Restate the data exactly as given and keep the pictures out.

- - - - - - -

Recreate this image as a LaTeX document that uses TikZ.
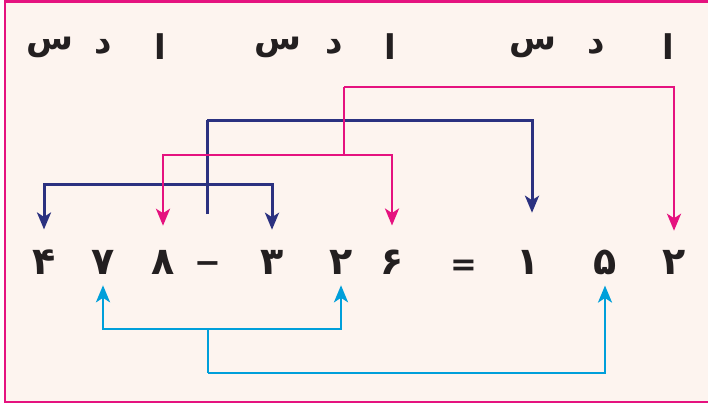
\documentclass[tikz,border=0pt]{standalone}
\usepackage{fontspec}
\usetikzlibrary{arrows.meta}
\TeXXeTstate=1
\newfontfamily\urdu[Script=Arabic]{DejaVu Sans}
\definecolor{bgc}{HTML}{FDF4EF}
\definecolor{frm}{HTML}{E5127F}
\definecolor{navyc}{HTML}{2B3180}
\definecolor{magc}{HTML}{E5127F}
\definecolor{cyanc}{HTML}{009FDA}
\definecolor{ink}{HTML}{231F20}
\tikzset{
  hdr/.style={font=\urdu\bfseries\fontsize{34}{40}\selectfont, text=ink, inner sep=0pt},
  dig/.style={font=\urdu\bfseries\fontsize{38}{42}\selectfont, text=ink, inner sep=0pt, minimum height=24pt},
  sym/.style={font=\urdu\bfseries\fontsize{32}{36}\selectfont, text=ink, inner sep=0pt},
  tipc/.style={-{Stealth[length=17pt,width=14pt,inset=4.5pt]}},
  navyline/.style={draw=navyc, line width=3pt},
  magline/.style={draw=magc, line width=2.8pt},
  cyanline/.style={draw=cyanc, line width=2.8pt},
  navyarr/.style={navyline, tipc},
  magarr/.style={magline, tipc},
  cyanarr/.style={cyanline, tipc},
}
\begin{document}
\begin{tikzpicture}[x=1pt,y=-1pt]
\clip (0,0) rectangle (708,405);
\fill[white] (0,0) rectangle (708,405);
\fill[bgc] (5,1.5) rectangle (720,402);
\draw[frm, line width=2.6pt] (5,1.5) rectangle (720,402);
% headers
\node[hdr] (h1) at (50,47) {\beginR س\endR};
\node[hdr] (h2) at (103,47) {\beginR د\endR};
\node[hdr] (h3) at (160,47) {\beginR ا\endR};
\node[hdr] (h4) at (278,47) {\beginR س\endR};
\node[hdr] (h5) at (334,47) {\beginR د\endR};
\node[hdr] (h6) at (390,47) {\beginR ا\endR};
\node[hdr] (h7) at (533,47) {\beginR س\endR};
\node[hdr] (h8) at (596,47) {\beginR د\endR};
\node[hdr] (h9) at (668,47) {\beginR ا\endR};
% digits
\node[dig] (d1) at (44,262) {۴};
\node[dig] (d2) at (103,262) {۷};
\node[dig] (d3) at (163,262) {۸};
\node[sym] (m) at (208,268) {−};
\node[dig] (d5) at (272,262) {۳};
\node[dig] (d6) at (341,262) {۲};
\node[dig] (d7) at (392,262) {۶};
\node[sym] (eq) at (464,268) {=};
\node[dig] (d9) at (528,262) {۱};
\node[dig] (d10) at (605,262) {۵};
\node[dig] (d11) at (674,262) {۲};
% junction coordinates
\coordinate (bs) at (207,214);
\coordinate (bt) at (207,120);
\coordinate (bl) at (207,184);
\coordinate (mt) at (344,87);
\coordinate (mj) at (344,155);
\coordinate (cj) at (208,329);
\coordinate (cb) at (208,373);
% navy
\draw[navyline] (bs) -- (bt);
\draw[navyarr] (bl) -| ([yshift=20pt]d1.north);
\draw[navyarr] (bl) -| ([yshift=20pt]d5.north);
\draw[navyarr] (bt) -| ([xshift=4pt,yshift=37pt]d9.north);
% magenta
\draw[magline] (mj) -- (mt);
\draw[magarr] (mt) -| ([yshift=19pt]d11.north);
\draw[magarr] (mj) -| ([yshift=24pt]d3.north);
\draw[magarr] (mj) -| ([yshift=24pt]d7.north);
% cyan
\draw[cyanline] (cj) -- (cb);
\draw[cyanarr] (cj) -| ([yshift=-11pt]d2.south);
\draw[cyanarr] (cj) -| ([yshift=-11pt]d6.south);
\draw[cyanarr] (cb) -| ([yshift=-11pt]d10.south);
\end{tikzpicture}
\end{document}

- - - - - - -

RESULT BELOW >>
Recreate this image as a LaTeX document that uses TikZ.
\documentclass[tikz,border=0pt]{standalone}
\usepackage{fontspec}
\usetikzlibrary{arrows.meta}
\TeXXeTstate=1
\newfontfamily\urdu[Script=Arabic]{DejaVu Sans}
\definecolor{bgc}{HTML}{FDF4EF}
\definecolor{frm}{HTML}{E5127F}
\definecolor{navyc}{HTML}{2B3180}
\definecolor{magc}{HTML}{E5127F}
\definecolor{cyanc}{HTML}{009FDA}
\definecolor{ink}{HTML}{231F20}
\tikzset{
  hdr/.style={font=\urdu\bfseries\fontsize{34}{40}\selectfont, text=ink, inner sep=0pt},
  dig/.style={font=\urdu\bfseries\fontsize{38}{42}\selectfont, text=ink, inner sep=0pt, minimum height=24pt},
  sym/.style={font=\urdu\bfseries\fontsize{32}{36}\selectfont, text=ink, inner sep=0pt},
  tipc/.style={-{Stealth[length=17pt,width=14pt,inset=4.5pt]}},
  navyline/.style={draw=navyc, line width=3pt},
  magline/.style={draw=magc, line width=2.8pt},
  cyanline/.style={draw=cyanc, line width=2.8pt},
  navyarr/.style={navyline, tipc},
  magarr/.style={magline, tipc},
  cyanarr/.style={cyanline, tipc},
}
\begin{document}
\begin{tikzpicture}[x=1pt,y=-1pt]
\clip (0,0) rectangle (708,405);
\fill[white] (0,0) rectangle (708,405);
\fill[bgc] (5,1.5) rectangle (720,402);
\draw[frm, line width=2.6pt] (5,1.5) rectangle (720,402);
% headers
\node[hdr] (h1) at (50,47) {\beginR س\endR};
\node[hdr] (h2) at (103,47) {\beginR د\endR};
\node[hdr] (h3) at (160,47) {\beginR ا\endR};
\node[hdr] (h4) at (278,47) {\beginR س\endR};
\node[hdr] (h5) at (334,47) {\beginR د\endR};
\node[hdr] (h6) at (390,47) {\beginR ا\endR};
\node[hdr] (h7) at (533,47) {\beginR س\endR};
\node[hdr] (h8) at (596,47) {\beginR د\endR};
\node[hdr] (h9) at (668,47) {\beginR ا\endR};
% digits
\node[dig] (d1) at (44,262) {۴};
\node[dig] (d2) at (103,262) {۷};
\node[dig] (d3) at (163,262) {۸};
\node[sym] (m) at (208,268) {−};
\node[dig] (d5) at (272,262) {۳};
\node[dig] (d6) at (341,262) {۲};
\node[dig] (d7) at (392,262) {۶};
\node[sym] (eq) at (464,268) {=};
\node[dig] (d9) at (528,262) {۱};
\node[dig] (d10) at (605,262) {۵};
\node[dig] (d11) at (674,262) {۲};
% junction coordinates
\coordinate (bs) at (207,214);
\coordinate (bt) at (207,120);
\coordinate (bl) at (207,184);
\coordinate (mt) at (344,87);
\coordinate (mj) at (344,155);
\coordinate (cj) at (208,329);
\coordinate (cb) at (208,373);
% navy
\draw[navyline] (bs) -- (bt);
\draw[navyarr] (bl) -| ([yshift=20pt]d1.north);
\draw[navyarr] (bl) -| ([yshift=20pt]d5.north);
\draw[navyarr] (bt) -| ([xshift=4pt,yshift=37pt]d9.north);
% magenta
\draw[magline] (mj) -- (mt);
\draw[magarr] (mt) -| ([yshift=19pt]d11.north);
\draw[magarr] (mj) -| ([yshift=24pt]d3.north);
\draw[magarr] (mj) -| ([yshift=24pt]d7.north);
% cyan
\draw[cyanline] (cj) -- (cb);
\draw[cyanarr] (cj) -| ([yshift=-11pt]d2.south);
\draw[cyanarr] (cj) -| ([yshift=-11pt]d6.south);
\draw[cyanarr] (cb) -| ([yshift=-11pt]d10.south);
\end{tikzpicture}
\end{document}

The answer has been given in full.